Bert Fergusson's motorboat loading at Narcissus Landing, 31 December 1940. Seventeen to board, including the party of five women, and a tentative Charles Smith (fourth from right). Ron Smith photo courtesy of the late Charles Smith.
Bert Fergusson’s motorboat loading at Narcissus Landing, 31 December 1940. Seventeen to board, including the party of five women, and a tentative Charles Smith (fourth from right). Ron Smith photo courtesy of the late Charles Smith.

The trip was concluded in six days. It took 1 hour 45 minutes to traverse Lake St Clair in the famous Bert ‘Fergy’ Fergusson motorboat on New Year’s Eve, 1940. This seems extraordinarily slow progress—didn’t Paddy Hartnett row the lake faster than that 30 years earlier, against the wind?— until you realise how overloaded Fergy’s vessel was! Seventeen people were crammed aboard what was certainly not Miss Velocity. Ron and Charlie slept in Hut Twelve of Fergy’s tourist camp at Cynthia Bay, where a housekeeper, Mrs Payne, was also employed. From here Fergy operated a free ‘bus’ service (Jessie Luckman called it a ‘frightful old half bus’ sporting sawn-off kitchen chairs with basket-work seats) to Derwent Bridge, where the departing tourist joined one of Grey’s buses. The Lake St Clair tourist infrastructure of 76 years ago was surprisingly well organised. Charlie having departed with family members, Ron stayed on a day more and caught a bus back to Launceston via Rainbow Chalet at Great Lake and Deloraine, using a short stopover in that town to submit a butcher’s order for Fergy. All this recreational transport at a time when petrol was rationed for the war effort!

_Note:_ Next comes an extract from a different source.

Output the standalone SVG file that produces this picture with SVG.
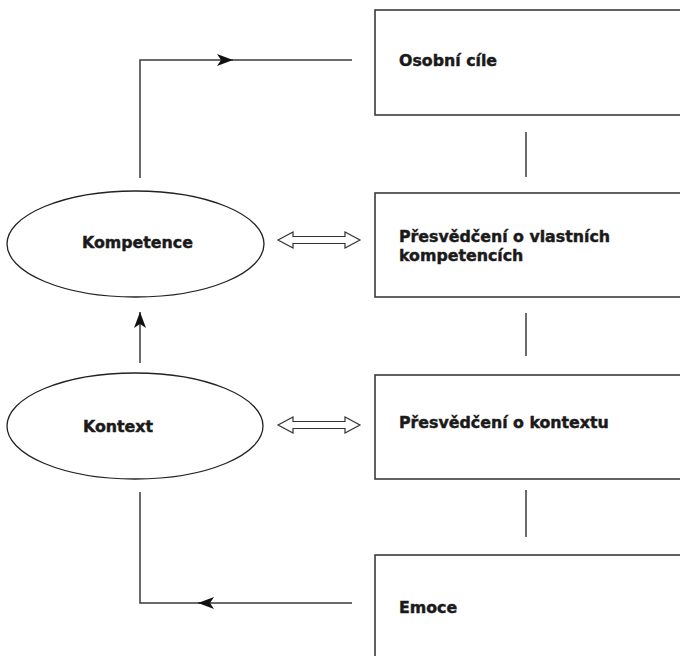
<svg xmlns="http://www.w3.org/2000/svg" width="680" height="656" viewBox="0 0 680 656">
<style>
.box{fill:#fff;stroke:#3a3a3a;stroke-width:1.6}
.ell{fill:#fff;stroke:#222;stroke-width:1.3}
.t{font-family:"DejaVu Sans",sans-serif;font-weight:bold;font-size:15.8px;fill:#1a1a1a;stroke:#1a1a1a;stroke-width:0.45}
.ln{fill:none;stroke:#3a3a3a;stroke-width:1.5}
.dbl{fill:#fff;stroke:#333;stroke-width:1.2}
</style>
<defs>
<marker id="ah" viewBox="0 0 16 12" refX="16" refY="6" markerWidth="16" markerHeight="12" markerUnits="userSpaceOnUse" orient="auto">
<path d="M0,0 L16,6 L0,12 L4,6 Z" fill="#111"/>
</marker>
</defs>
<rect width="680" height="656" fill="#fff"/>
<g id="connectors">
<path class="ln" d="M140,178 V60 H232"/>
<path class="ln" d="M232,60 H352"/>
<line class="ln" x1="232" y1="60" x2="233" y2="60" marker-end="url(#ah)"/>
<line class="ln" x1="140" y1="363" x2="140" y2="312" marker-end="url(#ah)"/>
<path class="ln" d="M140,492 V603 H352"/>
<line class="ln" x1="210" y1="603" x2="198" y2="603" marker-end="url(#ah)"/>
<line class="ln" x1="526" y1="132" x2="526" y2="177"/>
<line class="ln" x1="526" y1="313" x2="526" y2="356"/>
<line class="ln" x1="526" y1="490" x2="526" y2="537"/>
<path class="dbl" d="M278,240 L293,232 V236.5 H345 V232 L360,240 L345,248 V243.5 H293 V248 Z"/>
<path class="dbl" d="M278,425 L293,417 V421.5 H345 V417 L360,425 L345,433 V428.5 H293 V433 Z"/>
</g>
<g id="osobni-cile">
<rect class="box" x="375" y="10" width="320" height="105"/>
<text class="t" x="399" y="66">Osobní cíle</text>
</g>
<g id="presvedceni-kompetence">
<rect class="box" x="375" y="193" width="320" height="104"/>
<text class="t" x="399" y="242">Přesvědčení o vlastních<tspan x="399" y="260.5">kompetencích</tspan></text>
</g>
<g id="presvedceni-kontext">
<rect class="box" x="375" y="375" width="320" height="104"/>
<text class="t" x="399" y="428">Přesvědčení o kontextu</text>
</g>
<g id="emoce">
<rect class="box" x="375" y="555" width="320" height="120"/>
<text class="t" x="399" y="613">Emoce</text>
</g>
<g id="kompetence">
<ellipse class="ell" cx="135.5" cy="244" rx="128.5" ry="53"/>
<text class="t" x="82" y="248">Kompetence</text>
</g>
<g id="kontext">
<ellipse class="ell" cx="135" cy="426" rx="128" ry="53"/>
<text class="t" x="83" y="432">Kontext</text>
</g>
</svg>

On 3 January 1941 Ron Smith rested at home, having at last completed the journey contemplated 27 years earlier. Perhaps the experience strengthened his belief in the need for a motor road from Cradle Mountain to Lake St Clair, thereby conferring universal reserve access.[8] Age may not have wearied him, but maybe at that moment his swollen right foot felt more comfortable on an accelerator than in a heavy boot.[9]

[1] See ‘Ron Smith: bushwalker and national park promoter’, in Simon Cubit and Nic Haygarth, Mountain men: stories from the Tasmanian high country, Forty South Publishing, Hobart, 2015, pp.132–59.

[2] Ron Smith to GES Adams, 15 May 1914, NS234/17/1/4 (TAHO).

[3] See Simon Cubit and Nic Haygarth, Mountain men, pp.122–27.

[4] See ‘Smith huts’, in Simon Cubit and Nic Haygarth, Historic Tasmanian mountain huts: through the photographer’s lens, Forty South Publishing, Hobart, 2014, pp.36–43.

[5] For the 1911 trip, see Ron Smith to Kathie Carruthers, 29 November and 1 December 1911, NS234/22/1/1 (TAHO). The pair’s arrival at the Windermere Hut in 1914 had scared the life out of its incumbent, miner/hunter Mick Rose, who feared he had been he had been nabbed engaging in out-of-season snaring.

[6] Gustav Weindorfer diary, NS234/27/1/8 (TAHO); ‘Mountain beauties: Tasmania’s charms’, Examiner, 6 January 1934, p.11.

[7] Interview with Jessie Luckman.

[8] See, for example, minutes of the Cradle Mountain Reserve Board meeting, 25 June 1947, AA595/1/2 (TAHO).

[9] This account of Ron and Charlie Smith’s walk on the Overland Track is derived from Ron Smith’s diary, NS234/16/1/41 (TAHO).